§ **DESCRIPTION OF THE TASK**
Count how many lines contain "this" and reply with that number only.

§ **SUPPLIED RECORDS**
::::
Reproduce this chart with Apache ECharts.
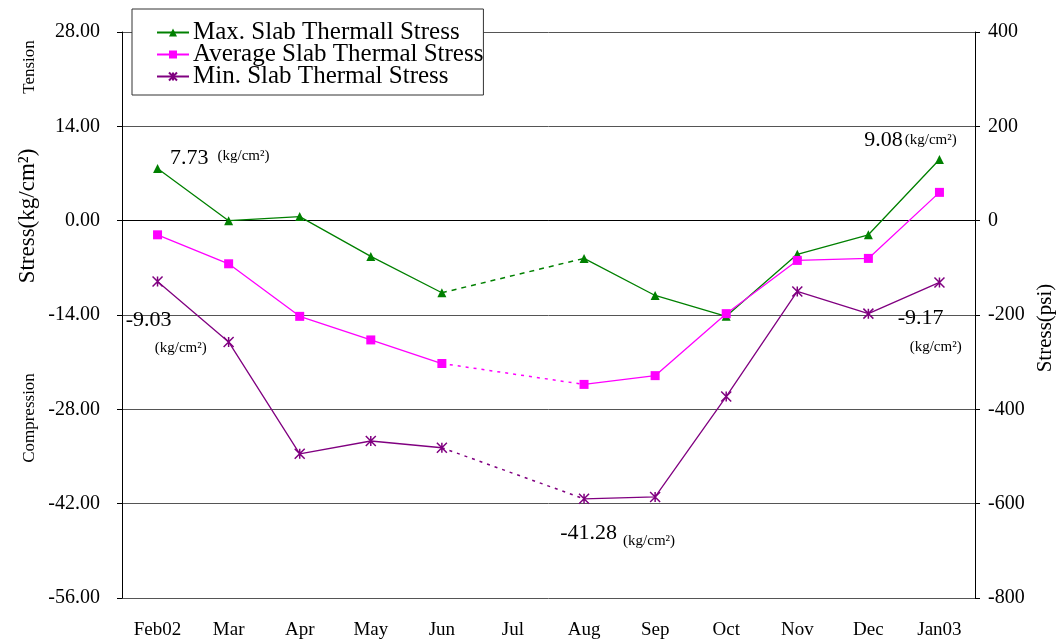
<!DOCTYPE html>
<html style="height: 100%">
<head>
    <meta charset="UTF-8">
    <title>Slab Thermal Stress</title>
    <script type="text/javascript" src="https://cdn.jsdelivr.net/npm/echarts@6/dist/echarts.min.js"></script>
</head>
<body style="height: 100%; margin: 0; background: #fff">
    <div id="container" style="width: 1057px; height: 644px"></div>
<script>
    var months = ['Feb02', 'Mar', 'Apr', 'May', 'Jun', 'Jul', 'Aug', 'Sep', 'Oct', 'Nov', 'Dec', 'Jan03'];
    var maxStress = [7.73, 0.0, 0.6, -5.3, -10.7, null, -5.6, -11.1, -14.2, -5.0, -2.1, 9.08];
    var avgStress = [-2.1, -6.4, -14.2, -17.7, -21.2, null, -24.3, -23.0, -13.8, -5.9, -5.6, 4.2];
    var minStress = [-9.03, -18.0, -34.6, -32.7, -33.7, null, -41.28, -41.0, -26.1, -10.5, -13.8, -9.17];
    var seriesNames = ['Max. Slab Thermall Stress', 'Average Slab Thermal Stress', 'Min. Slab Thermal Stress'];

    var font = '"Liberation Serif", "DejaVu Serif", serif';
    var unit = '(kg/cm\u00b2)';
    var numStyle = {fontFamily: font, fontSize: 22, color: '#000'};
    function unitStyle(pad) {
        return {fontFamily: font, fontSize: 15, color: '#000', padding: pad};
    }

    // labels on the extreme points, tied to the data
    function lbl(v, position, unitPad, sep) {
        return {
            show: true,
            position: position,
            formatter: '{v|' + v.toFixed(2) + '}' + sep + '{u|' + unit + '}',
            rich: {v: numStyle, u: unitStyle(unitPad)}
        };
    }

    var maxData = maxStress.map(function (v, i) {
        if (i === 0) return {value: v, label: Object.assign(lbl(v, 'right', [0, 0, 6, 0], '   '), {offset: [3, -10]})};
        if (i === 11) return {value: v, label: Object.assign(lbl(v, 'top', [0, 0, 0, 2], ''), {offset: [-29, 1]})};
        return v;
    });
    var minData = minStress.map(function (v, i) {
        if (i === 0) return {value: v, label: lbl(v, [-26, 33], [10, 0, 0, 29], '\n')};
        if (i === 11) return {value: v, label: lbl(v, [-36, 31], [10, 0, 0, 12], '\n')};
        if (i === 6) return {value: v, label: lbl(v, [-18, 25], [15, 0, 0, 0], '  ')};
        return v;
    });

    // the Jun -> Aug stretch has no Jul reading, drawn dashed
    function gapPart(arr) {
        return arr.map(function (v, i) { return (i >= 4 && i <= 6) ? v : null; });
    }

    var colors = ['#008000', '#ff00ff', '#800080'];
    var starPath = 'path://M0,0L10,10M10,0L0,10M5,0L5,10';

    var dom = document.getElementById('container');
    var myChart = echarts.init(dom);
    var option = {
        animation: false,
        backgroundColor: '#fff',
        textStyle: {fontFamily: font},
        grid: {left: 122, right: 82, top: 32, bottom: 46},
        legend: {
            data: seriesNames,
            orient: 'vertical',
            left: 132,
            top: 9,
            backgroundColor: '#fff',
            borderColor: '#333',
            borderWidth: 1,
            padding: [11, 0, 6, 24],
            itemGap: -3,
            itemWidth: 32,
            itemHeight: 10,
            textStyle: {fontFamily: font, fontSize: 25, color: '#000', lineHeight: 22, padding: [0, 0, 0, -1]}
        },
        xAxis: {
            type: 'category',
            data: months,
            boundaryGap: true,
            axisLine: {lineStyle: {color: '#000', width: 1}},
            axisTick: {inside: true, length: 5, lineStyle: {color: '#000'}},
            axisLabel: {fontFamily: font, fontSize: 19, color: '#000', margin: 23}
        },
        yAxis: [{
            type: 'value',
            min: -56,
            max: 28,
            interval: 14,
            axisLine: {show: true, lineStyle: {color: '#000'}},
            axisTick: {show: true, length: 5, lineStyle: {color: '#000'}},
            axisLabel: {fontFamily: font, fontSize: 20, color: '#000', margin: 22,
                formatter: function (v) { return v.toFixed(2); }},
            splitLine: {show: true, lineStyle: {color: '#555', width: 1}}
        }, {
            type: 'value',
            min: -800,
            max: 400,
            interval: 200,
            position: 'right',
            axisLine: {show: true, lineStyle: {color: '#000'}},
            axisTick: {show: true, length: 5, lineStyle: {color: '#000'}},
            axisLabel: {fontFamily: font, fontSize: 20, color: '#000', margin: 13},
            splitLine: {show: false}
        }],
        graphic: [
            {type: 'text', x: 30, y: 67, rotation: Math.PI / 2,
                style: {text: 'Tension', font: '17px ' + font, fill: '#000', textAlign: 'center', textVerticalAlign: 'middle'}},
            {type: 'text', x: 30, y: 418, rotation: Math.PI / 2,
                style: {text: 'Compression', font: '17px ' + font, fill: '#000', textAlign: 'center', textVerticalAlign: 'middle'}},
            {type: 'text', x: 28, y: 216, rotation: Math.PI / 2,
                style: {text: 'Stress(kg/cm\u00b2)', font: '23px ' + font, fill: '#000', textAlign: 'center', textVerticalAlign: 'middle'}},
            {type: 'text', x: 1045, y: 328, rotation: Math.PI / 2,
                style: {text: 'Stress(psi)', font: '21px ' + font, fill: '#000', textAlign: 'center', textVerticalAlign: 'middle'}}
        ],
        series: [{
            name: seriesNames[0],
            type: 'line',
            data: maxData,
            symbol: 'triangle',
            symbolSize: 9,
            connectNulls: false,
            itemStyle: {color: colors[0]},
            lineStyle: {color: colors[0], width: 1.3}
        }, {
            name: seriesNames[1],
            type: 'line',
            data: avgStress,
            symbol: 'rect',
            symbolSize: 9,
            connectNulls: false,
            itemStyle: {color: colors[1]},
            lineStyle: {color: colors[1], width: 1.3}
        }, {
            name: seriesNames[2],
            type: 'line',
            data: minData,
            symbol: starPath,
            symbolSize: 10,
            connectNulls: false,
            itemStyle: {color: colors[2], borderColor: colors[2], borderWidth: 1.5},
            lineStyle: {color: colors[2], width: 1.3}
        }, {
            name: 'max gap',
            type: 'line',
            data: gapPart(maxStress),
            connectNulls: true,
            symbol: 'none',
            lineStyle: {color: colors[0], width: 1.5, type: [5, 5]}
        }, {
            name: 'avg gap',
            type: 'line',
            data: gapPart(avgStress),
            connectNulls: true,
            symbol: 'none',
            lineStyle: {color: colors[1], width: 1.5, type: [3, 5]}
        }, {
            name: 'min gap',
            type: 'line',
            data: gapPart(minStress),
            connectNulls: true,
            symbol: 'none',
            lineStyle: {color: colors[2], width: 1.5, type: [3, 5]}
        }]
    };
    if (option && typeof option === 'object') {
        myChart.setOption(option, true);
    }
</script>
</body>
</html>
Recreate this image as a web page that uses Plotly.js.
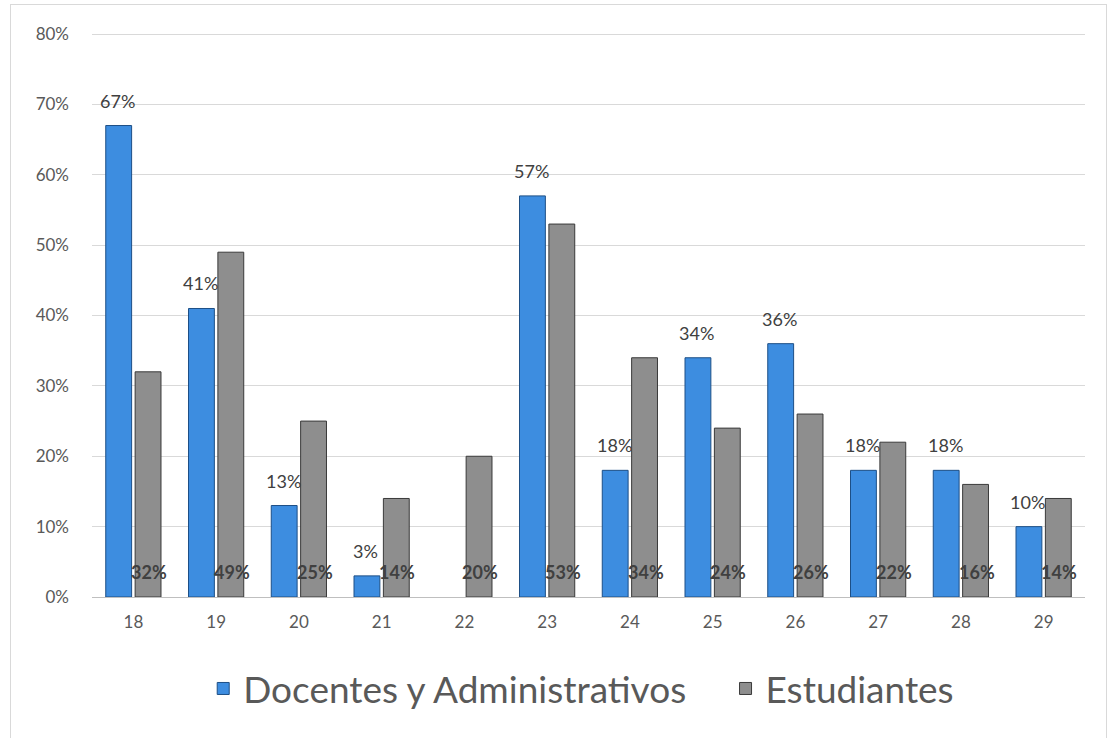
<!DOCTYPE html>
<html>
<head>
<meta charset="utf-8">
<script src="https://cdn.plot.ly/plotly-3.0.1.min.js"></script>
<style>
html,body{margin:0;padding:0;background:#fff;}
#wrap{position:relative;width:1120px;height:738px;overflow:hidden;}
#frame{position:absolute;left:10px;top:4px;width:1097px;height:760px;border:1px solid #d9d9d9;box-sizing:border-box;pointer-events:none;}
#chart{position:absolute;left:0;top:0;width:1120px;height:738px;}
</style>
</head>
<body>
<div id="wrap"><div id="chart"></div><div id="frame"></div></div>
<script>
const categories = [18,19,20,21,22,23,24,25,26,27,28,29];
const docentes = [67,41,13,3,null,57,18,34,36,18,18,10];
const estudiantes = [32,49,25,14,20,53,34,24,26,22,16,14];
const seriesNames = ['Docentes y Administrativos','Estudiantes'];
const yTickVals = [0,10,20,30,40,50,60,70,80];
const yTickText = ['0%','10%','20%','30%','40%','50%','60%','70%','80%'];

const off = 0.19;
const fontFam = 'Lato, "Open Sans", sans-serif';

const annotations = [];
categories.forEach((c,i)=>{
  if (docentes[i] !== null) {
    annotations.push({x:c-off, y:docentes[i], xref:'x', yref:'y', text:docentes[i]+'%',
      showarrow:false, yshift:25, font:{family:fontFam,size:18,color:'#404040'}});
  }
  annotations.push({x:c+off, y:0, xref:'x', yref:'y', text:'<b>'+estudiantes[i]+'%</b>',
    showarrow:false, yshift:25, font:{family:fontFam,size:18,color:'#404040'}});
});

const traces = [
  {type:'bar', x:categories, y:docentes, name:seriesNames[0], legend:'legend',
   marker:{color:'#3d8de0', line:{color:'#1d4f86', width:1}}, hoverinfo:'none'},
  {type:'bar', x:categories, y:estudiantes, name:seriesNames[1], legend:'legend2',
   marker:{color:'#8e8e8e', line:{color:'#3a3a3a', width:1}}, hoverinfo:'none'}
];

const legFont = {size:37,color:'#595959',family:fontFam};
const layout = {
  width:1120, height:738,
  margin:{l:92, r:35, t:33, b:141},
  paper_bgcolor:'#ffffff', plot_bgcolor:'#ffffff',
  barmode:'group', bargap:0.29, bargroupgap:0.12,
  font:{family:fontFam, color:'#595959'},
  xaxis:{range:[17.5,29.5], tickvals:categories, ticktext:categories.map(String),
    showgrid:false, zeroline:false, showline:true, linecolor:'#bfbfbf', linewidth:1,
    ticks:'', tickfont:{size:17,color:'#595959'}, ticklabelstandoff:10},
  yaxis:{range:[0,80.15], tickvals:yTickVals, ticktext:yTickText, showgrid:true, gridcolor:'#d9d9d9',
    zeroline:false, showline:false, ticks:'', tickfont:{size:17,color:'#595959'}, ticklabelstandoff:22},
  legend:{orientation:'h', x:0.112, xanchor:'left', y:-0.163, yanchor:'middle',
    font:legFont, itemwidth:30},
  legend2:{orientation:'h', x:0.638, xanchor:'left', y:-0.163, yanchor:'middle',
    font:legFont, itemwidth:30},
  showlegend:true,
  annotations:annotations
};

Plotly.newPlot('chart', traces, layout, {displayModeBar:false, staticPlot:true});
</script>
</body>
</html>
::::
§ **SOLUTION**
2